Non-surgical treatments include lifestyle modification, exercise, supportive devices and medication.
Lifestyle modification often means losing weight because many people afflicted with osteoarthritis of the knee are overweight. It can also involve stopping activities that worsen the condition. An exercise regimen can alleviate pain because it improves leg muscle strength and tone. Supportive devices such as canes, shoe inserts, and knee braces can help to lessen the pain of standing and walking. Medication encompasses the use of over-the-counter non-steroidal anti-inflammatory drugs (NSAIDs) like paracetamol, ibuprofen and naproxen as well as prescription NSAIDs like celecoxib to relieve pain, inflammation and swelling. Glucosamine and chondroitin sulfate are over-the-counter oral supplements that may help relieve pain.
When non-surgical treatments fail, the patient has four surgical options: arthroscopic surgery, osteotomy, total or partial knee replacement, and cartilage grafting. In osteotomy the surgeon cuts the shin or thigh bone to try to realign the knee. Cartilage grafting or transplantation involves removing damaged cartilage and replacing it with healthy cartilage taken from another part of the knee.
People who take NSAIDs (over-the-counter or prescription) as part of their treatment of osteoarthritis of the knee should know that there are problems associated with long-term use of these drugs. The first problem is that over time the body will build up a tolerance to the drug so that it becomes less effective.
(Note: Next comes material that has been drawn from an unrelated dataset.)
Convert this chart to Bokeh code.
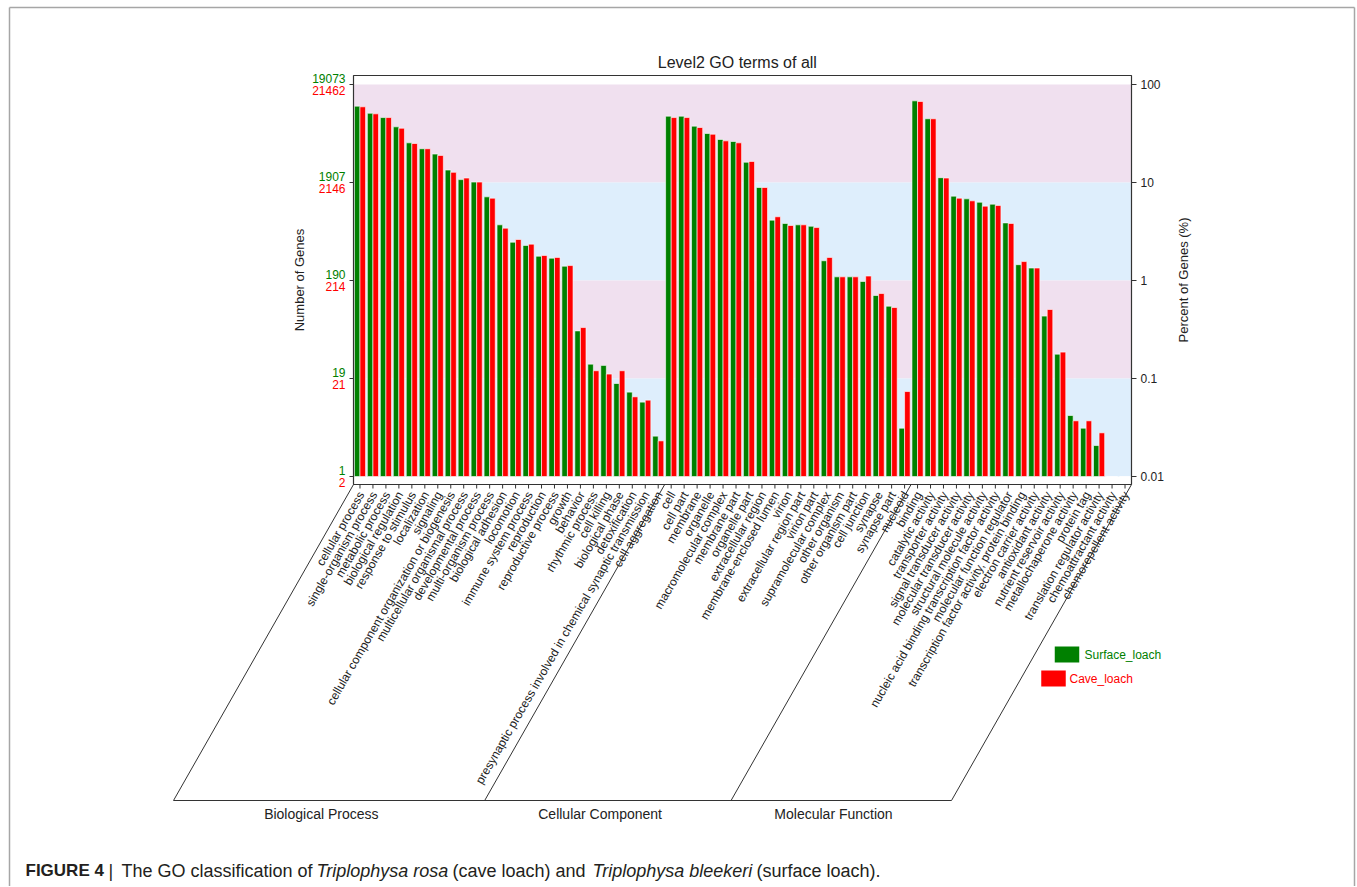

A second problem that might affect people taking more than one medication is the problem of drug-drug interaction. This means, for example, that the pain medication for the knee might interfere with the action of a blood thinner. Third, long-term use of NSAIDs can lead to changes in kidney and liver function and can compromise blood clotting.
Acupuncture and magnetic pulse therapy are two other treatment options for OA of the knee. Acupuncture involves the placement of fine needles in specific areas of the body in order to relieve pain. Magnetic pulse therapy employs a pulsed signal sent to the knee from a surrounding electromagnetic field.
Glucosamine and chondroitin sulfate can cause side effects and can interfere with other medications even though they are natural substances found in articular cartilage.
Research efforts are concentrating on the discovery of new drugs for treating OA of the knee and on the improvement of techniques of cartilage transplantation.